## EXERCISE PROMPT
Within the entries below, please return exactly the lines from the one with "Write a LaTeX" through the one with "PUSAT OLEH-OLEH OLAHAN", leaving out any pictures.

## RECORD SET
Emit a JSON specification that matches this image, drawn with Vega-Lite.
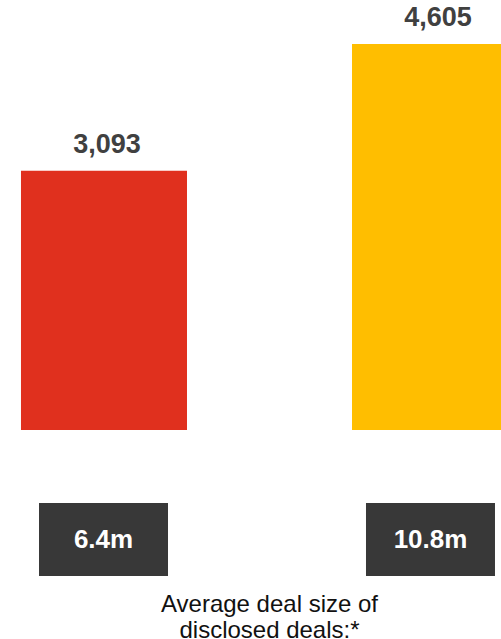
{
  "$schema": "https://vega.github.io/schema/vega-lite/v6.json",
  "padding": 0,
  "bounds": "flush",
  "spacing": 73,
  "background": "white",
  "config": {
    "view": {"stroke": null},
    "font": "Liberation Sans"
  },
  "datasets": {
    "deals": [
      {"group": "A", "deals": 3093, "avg": "6.4m"},
      {"group": "B", "deals": 4605, "avg": "10.8m"}
    ]
  },
  "vconcat": [
    {
      "width": 501,
      "height": 430,
      "data": {"name": "deals"},
      "encoding": {
        "x": {
          "field": "group",
          "type": "nominal",
          "axis": null,
          "scale": {"range": [0, 539], "paddingInner": 0.4985, "paddingOuter": 0.0634}
        },
        "y": {
          "field": "deals",
          "type": "quantitative",
          "axis": null,
          "scale": {"domain": [0, 5130], "nice": false}
        }
      },
      "layer": [
        {
          "mark": {"type": "bar", "clip": true},
          "encoding": {
            "color": {
              "field": "group",
              "type": "nominal",
              "legend": null,
              "scale": {"range": ["#E0301E", "#FFBE00"]}
            }
          }
        },
        {
          "mark": {
            "type": "text",
            "baseline": "alphabetic",
            "dy": -18,
            "dx": 3,
            "fontSize": 27,
            "fontWeight": "bold",
            "color": "#404040"
          },
          "encoding": {
            "text": {"field": "deals", "type": "quantitative", "format": ","}
          }
        }
      ]
    },
    {
      "width": 501,
      "height": 73,
      "data": {"name": "deals"},
      "encoding": {
        "x": {
          "field": "group",
          "type": "nominal",
          "scale": {"range": [0, 534], "paddingInner": 0.6055, "paddingOuter": 0.1193},
          "axis": {
            "title": ["Average deal size of", "disclosed deals:*"],
            "labels": false,
            "ticks": false,
            "domain": false,
            "grid": false,
            "titleFontSize": 24,
            "titleFontWeight": "normal",
            "titleColor": "#111111",
            "titleLineHeight": 26,
            "titlePadding": 16,
            "titleX": 269,
            "titleBaseline": "top"
          }
        }
      },
      "layer": [
        {
          "mark": {"type": "rect", "color": "#383838"}
        },
        {
          "mark": {
            "type": "text",
            "fontSize": 26,
            "fontWeight": "bold",
            "color": "white",
            "baseline": "middle"
          },
          "encoding": {
            "text": {"field": "avg", "type": "nominal"}
          }
        }
      ]
    }
  ]
}
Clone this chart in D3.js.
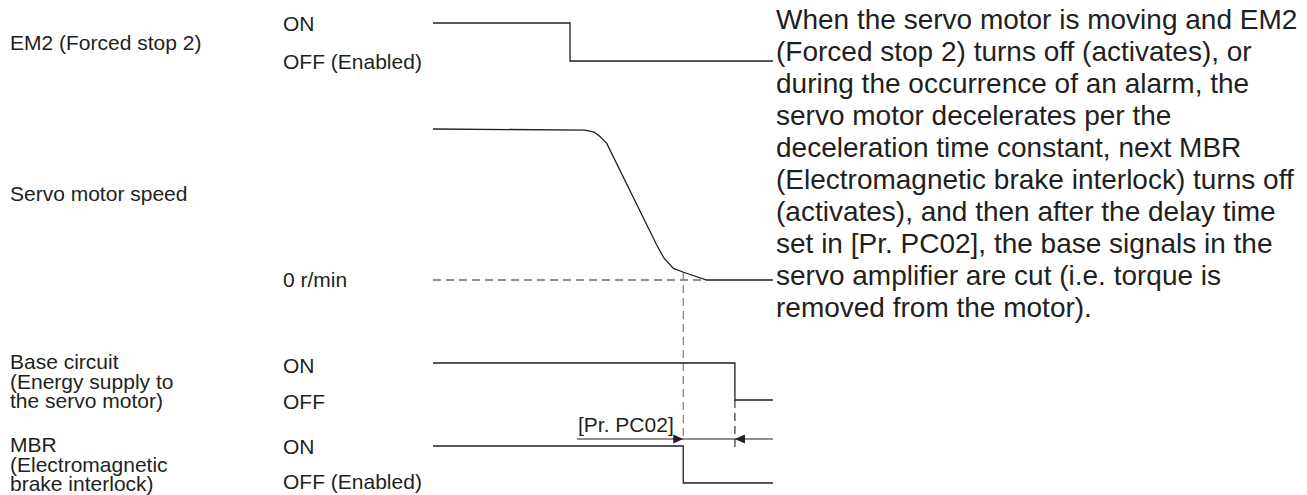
<!DOCTYPE html>
<html><head><meta charset="utf-8">
<script src="https://cdn.jsdelivr.net/npm/d3@7"></script>
<style>body{margin:0;background:#fff}svg text{font-family:"Liberation Sans",Arial,sans-serif;fill:#231f20}</style>
</head><body><svg id="c" width="1307" height="495"></svg>
<script>
// time axis 0..100 (arbitrary units)
const em2Signal   = [[0,1],[40.3,1],[40.3,0],[100,0]];
const speedCurve  = [[0,100],[44.7,99.3],[47.4,98],[49.1,95],[51.1,90.5],[65.8,23.2],[67.9,14.6],[70.7,7.7],[73.5,5.3],[80.5,0],[100,0]];
const baseSignal  = [[0,1],[88.8,1],[88.8,0],[100,0]];
const mbrSignal   = [[0,1],[73.6,1],[73.6,0],[100,0]];
const tMbrOff = 73.6, tBaseOff = 88.8, tZeroDashEnd = 80.5;
const rowLabels = [
  {lines:["EM2 (Forced stop 2)"], y:50},
  {lines:["Servo motor speed"], y:201},
  {lines:["Base circuit","(Energy supply to","the servo motor)"], y:369},
  {lines:["MBR","(Electromagnetic","brake interlock)"], y:452}
];
const stateLabels = [
  {t:"ON", y:31},{t:"OFF (Enabled)", y:69},{t:"0 r/min", y:287},
  {t:"ON", y:373},{t:"OFF", y:409},{t:"ON", y:454},{t:"OFF (Enabled)", y:489}
];
const paragraph = [
  "When the servo motor is moving and EM2",
  "(Forced stop 2) turns off (activates), or",
  "during the occurrence of an alarm, the",
  "servo motor decelerates per the",
  "deceleration time constant, next MBR",
  "(Electromagnetic brake interlock) turns off",
  "(activates), and then after the delay time",
  "set in [Pr. PC02], the base signals in the",
  "servo amplifier are cut (i.e. torque is",
  "removed from the motor)."
];
const delayLabel = "[Pr. PC02]";

const svg = d3.select("#c");
const ink = "#231f20";
const x = d3.scaleLinear().domain([0,100]).range([433,773]);
const yEm2 = d3.scaleLinear().domain([0,1]).range([61,23]);
const ySpd = d3.scaleLinear().domain([0,100]).range([280,129]);
const yBase = d3.scaleLinear().domain([0,1]).range([400,363]);
const yMbr = d3.scaleLinear().domain([0,1]).range([483,446]);

function sig(data, y){
  svg.append("path").datum(data)
    .attr("d", d3.line().x(d=>x(d[0])).y(d=>y(d[1])))
    .attr("fill","none").attr("stroke",ink).attr("stroke-width",1.3);
}
// zero dashed line
svg.append("line").attr("x1",x(0)).attr("x2",x(tZeroDashEnd)).attr("y1",ySpd(0)).attr("y2",ySpd(0))
  .attr("stroke",ink).attr("stroke-width",1.1).attr("stroke-dasharray","8,5");
// vertical dashed guides
svg.append("line").attr("x1",x(tMbrOff)).attr("x2",x(tMbrOff)).attr("y1",ySpd(5.3)).attr("y2",439)
  .attr("stroke","#6d6e71").attr("stroke-width",1.1).attr("stroke-dasharray","8,5");
svg.append("line").attr("x1",x(tBaseOff)).attr("x2",x(tBaseOff)).attr("y1",yBase(0)).attr("y2",447)
  .attr("stroke",ink).attr("stroke-width",1.1).attr("stroke-dasharray","8,5");

sig(em2Signal, yEm2);
sig(speedCurve, ySpd);
sig(baseSignal, yBase);
sig(mbrSignal, yMbr);

// delay dimension line
const yArr = 439;
svg.append("line").attr("x1",577).attr("x2",x(100)).attr("y1",yArr).attr("y2",yArr)
  .attr("stroke",ink).attr("stroke-width",1);
const ax1 = x(tMbrOff), ax2 = x(tBaseOff);
svg.append("path").attr("d",`M${ax1},${yArr}L${ax1-10},${yArr-4.5}L${ax1-10},${yArr+4.5}Z`).attr("fill",ink);
svg.append("path").attr("d",`M${ax2},${yArr}L${ax2+10},${yArr-4.5}L${ax2+10},${yArr+4.5}Z`).attr("fill",ink);
svg.append("text").attr("x",578).attr("y",432).attr("font-size",21).text(delayLabel);

rowLabels.forEach(r=>{
  const t = svg.append("text").attr("x",10).attr("y",r.y).attr("font-size",21);
  r.lines.forEach((l,i)=>t.append("tspan").attr("x",10).attr("dy",i?19.5:0).text(l));
});
stateLabels.forEach(s=>svg.append("text").attr("x",283).attr("y",s.y).attr("font-size",21).text(s.t));
paragraph.forEach((l,i)=>svg.append("text").attr("x",776).attr("y",29+32*i).attr("font-size",28).text(l));
</script></body></html>
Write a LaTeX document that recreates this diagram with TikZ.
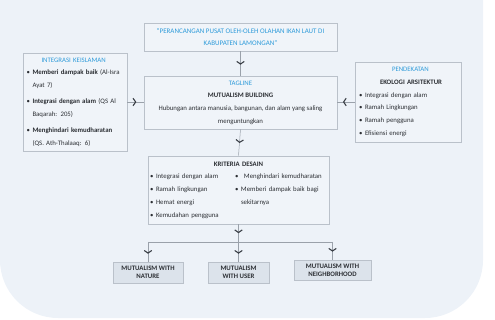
\documentclass[tikz,border=0pt]{standalone}
\usepackage{fontspec}
\setmainfont{Carlito}
\usetikzlibrary{arrows.meta,decorations.markings}

\definecolor{panel}{HTML}{EDF2F8}
\definecolor{boxfill}{HTML}{F0F4F9}
\definecolor{boxline}{HTML}{BAC1CA}
\definecolor{headblue}{HTML}{2E9BDA}
\definecolor{bodytxt}{HTML}{2C2F34}
\definecolor{tagfill}{HTML}{DCE3EB}
\definecolor{wire}{HTML}{9AA1AA}
\definecolor{tipcol}{HTML}{3A3F46}

% bullet mark and the indent of a continued line
\newcommand{\bul}{\makebox[6pt][l]{\textbullet}}
\newcommand{\cont}{\hspace*{6pt}}

\tikzset{
  box/.style={draw=boxline, line width=0.8pt, fill=boxfill, inner sep=0pt,
    text=bodytxt, font=\fontsize{6.8}{12.7}\selectfont},
  outcome/.style={draw=boxline, line width=0.8pt, fill=tagfill, inner sep=0pt,
    text=bodytxt, align=center, font=\fontsize{6.8}{8.2}\selectfont\bfseries},
  flow/.style={draw=wire, line width=0.5pt, postaction=decorate,
    decoration={markings, mark=at position #1 with
      {\arrow[tipcol]{Straight Barb[length=2.6pt,width=7.5pt,line width=1.1pt]}}}},
  wireline/.style={draw=wire, line width=0.5pt},
}

\begin{document}
\begin{tikzpicture}[x=1pt,y=-1pt]
\useasboundingbox (0,0) rectangle (495,320);

% background panel with rounded lower corners
\fill[panel, rounded corners=58pt] (0,-90) rectangle (483,318);

% title
\node[box, minimum width=193pt, minimum height=28pt, align=center, text=headblue,
      font=\fontsize{7}{12.7}\selectfont]
  (title) at (240.5,37)
  {“PERANCANGAN PUSAT OLEH-OLEH OLAHAN IKAN LAUT DI\\KABUPATEN LAMONGAN”};

% tagline
\node[box, minimum width=193pt, minimum height=53pt, align=center]
  (tag) at (240.5,102.5)
  {{\color{headblue}TAGLINE}\\\textbf{MUTUALISM BUILDING}\\
   Hubungan antara manusia, bangunan, dan alam yang saling\\menguntungkan};

% islamic integration
\node[box, minimum width=104pt, minimum height=98pt, text width=97pt, align=left]
  (islam) at (75,102)
  {\hspace*{15pt}{\color{headblue}INTEGRASI KEISLAMAN}\\
   \bul\textbf{Memberi dampak baik} (Al-Isra\\
   \cont Ayat 7)\\[3.3pt]
   \bul\textbf{Integrasi dengan alam} (QS Al\\
   \cont Baqarah: 205)\\[3.3pt]
   \bul\textbf{Menghindari kemudharatan}\\
   \cont (QS. Ath-Thalaaq: 6)};

% approach
\node[box, minimum width=106pt, minimum height=80pt, text width=98pt, align=left]
  (approach) at (408,102)
  {\hspace*{33pt}{\color{headblue}PENDEKATAN}\\
   \hspace*{21pt}\textbf{EKOLOGI ARSITEKTUR}\\
   \bul Integrasi dengan alam\\
   \bul Ramah Lingkungan\\
   \bul Ramah pengguna\\
   \bul Efisiensi energi};

% design criteria
\node[box, minimum width=181pt, minimum height=68pt, text width=177pt, align=center]
  (criteria) at (238.5,190)
  {\textbf{KRITERIA DESAIN}\par
   \begin{minipage}[t]{85pt}\raggedright
     \bul Integrasi dengan alam\\
     \bul Ramah lingkungan\\
     \bul Hemat energi\\
     \bul Kemudahan pengguna
   \end{minipage}%
   \begin{minipage}[t]{92pt}\raggedright
     \bul\hspace{3pt}Menghindari kemudharatan\\
     \bul Memberi dampak baik bagi\\
     \cont sekitarnya
   \end{minipage}};

% outcomes
\node[outcome, minimum width=70pt, minimum height=21pt] (nature) at (148,272.5)
  {MUTUALISM WITH\\NATURE};
\node[outcome, minimum width=61pt, minimum height=21pt] (user) at (238.5,272.5)
  {MUTUALISM\\WITH USER};
\node[outcome, minimum width=77pt, minimum height=20pt] (neigh) at (332.5,270)
  {MUTUALISM WITH\\NEIGHBORHOOD};

% connectors
\draw[flow=0.55] (title.south) -- (tag.north);
\draw[flow=0.52] (tag.south) -- (criteria.north);
\draw[flow=0.55] (islam.east) -- (islam.east -| tag.west);
\draw[flow=0.68] (approach.west) -- (approach.west -| tag.east);

\coordinate (busL) at (148,242);
\coordinate (busR) at (332.5,242);
\coordinate (busM) at (238.5,242);
\draw[flow=0.5] (criteria.south) -- (busM);
\draw[wireline] (busL) -- (busR);
\draw[flow=0.6] (busL) -- (nature.north);
\draw[flow=0.6] (busM) -- (user.north);
\draw[flow=0.55] (busR) -- (neigh.north);
\end{tikzpicture}
\end{document}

## THE ANSWER
Write a LaTeX document that recreates this diagram with TikZ.
\documentclass[tikz,border=0pt]{standalone}
\usepackage{fontspec}
\setmainfont{Carlito}
\usetikzlibrary{arrows.meta,decorations.markings}

\definecolor{panel}{HTML}{EDF2F8}
\definecolor{boxfill}{HTML}{F0F4F9}
\definecolor{boxline}{HTML}{BAC1CA}
\definecolor{headblue}{HTML}{2E9BDA}
\definecolor{bodytxt}{HTML}{2C2F34}
\definecolor{tagfill}{HTML}{DCE3EB}
\definecolor{wire}{HTML}{9AA1AA}
\definecolor{tipcol}{HTML}{3A3F46}

% bullet mark and the indent of a continued line
\newcommand{\bul}{\makebox[6pt][l]{\textbullet}}
\newcommand{\cont}{\hspace*{6pt}}

\tikzset{
  box/.style={draw=boxline, line width=0.8pt, fill=boxfill, inner sep=0pt,
    text=bodytxt, font=\fontsize{6.8}{12.7}\selectfont},
  outcome/.style={draw=boxline, line width=0.8pt, fill=tagfill, inner sep=0pt,
    text=bodytxt, align=center, font=\fontsize{6.8}{8.2}\selectfont\bfseries},
  flow/.style={draw=wire, line width=0.5pt, postaction=decorate,
    decoration={markings, mark=at position #1 with
      {\arrow[tipcol]{Straight Barb[length=2.6pt,width=7.5pt,line width=1.1pt]}}}},
  wireline/.style={draw=wire, line width=0.5pt},
}

\begin{document}
\begin{tikzpicture}[x=1pt,y=-1pt]
\useasboundingbox (0,0) rectangle (495,320);

% background panel with rounded lower corners
\fill[panel, rounded corners=58pt] (0,-90) rectangle (483,318);

% title
\node[box, minimum width=193pt, minimum height=28pt, align=center, text=headblue,
      font=\fontsize{7}{12.7}\selectfont]
  (title) at (240.5,37)
  {“PERANCANGAN PUSAT OLEH-OLEH OLAHAN IKAN LAUT DI\\KABUPATEN LAMONGAN”};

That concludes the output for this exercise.